Munich was the cradle of Nazism and it got the hell bombed out of it, but you'd never know it now. They put the old center back the way it was, so it looks medieval and pretty, probably even nicer than if it hadn't been bombed and had just been kept up.
But the pedestrianized street just inside the gate looks all modern, and it was flocking and surging with happy crowds of people, and lit up with big signs. I couldn't decide which of Bavaria's exotic wonders to explore first -- T.J. Maxx? Urban Outfitters? Crabtree & Evelyn? Foot Locker? Maybe the McDonalds has McSpätzle! Nah. I skipped all that stuff.

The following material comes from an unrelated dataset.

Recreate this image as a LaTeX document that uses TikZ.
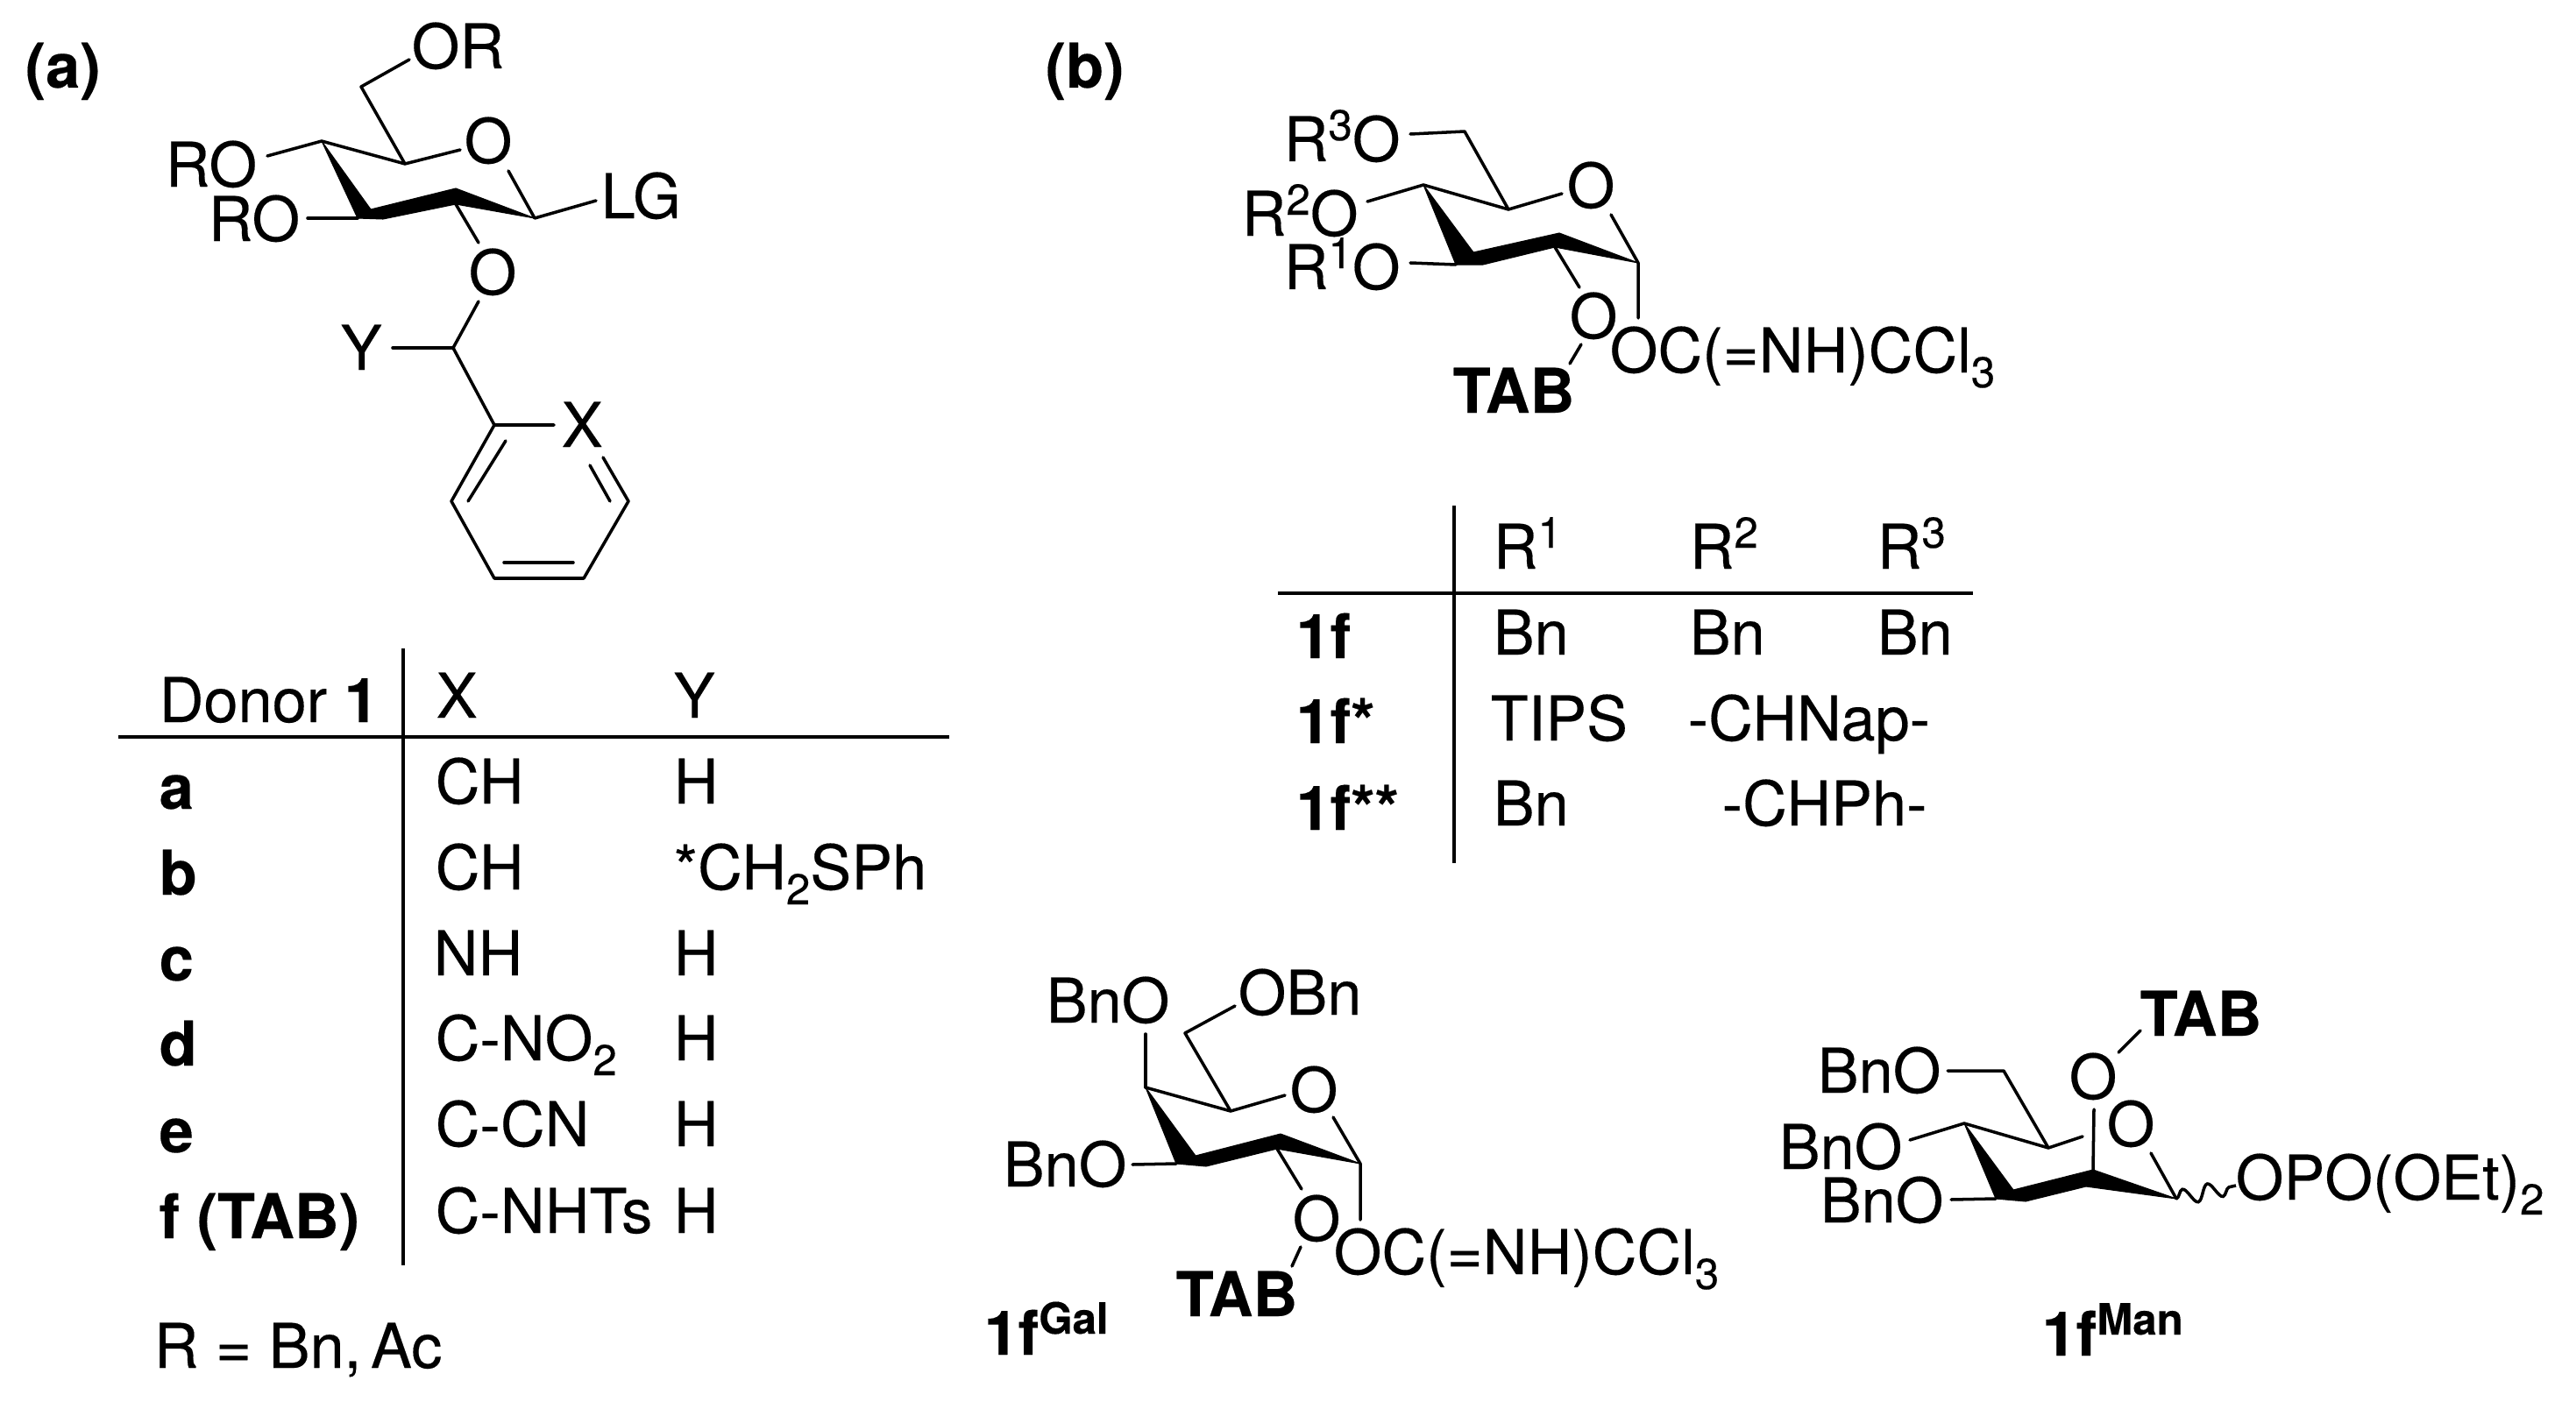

Instead, I walked around. It's a great walking city - lots to gawk at and read about. You could spend hours just sitting and figuring out the 17th- and 18th-century epitaphs built into the sides of the old churches. Here's a poor infantry general who fell on the field in 1709, in the War of the Spanish Succession, poor guy. Only 57 years old. I wonder if his side won.
It's Sunday, so after seeing the big museum I'll try to go to the evening service at the Frauenkirche and listen to the choirs and the brass concert.
A random thing I noticed: 24 out of 25 Germans will stand at a pedestrian crossing waiting for the signal to turn green, even if you can see for a long way in both directions and no traffic could possibly come for a while. They talk to one another or stare gormlessly into the middle distance, waiting for the little green man to light up.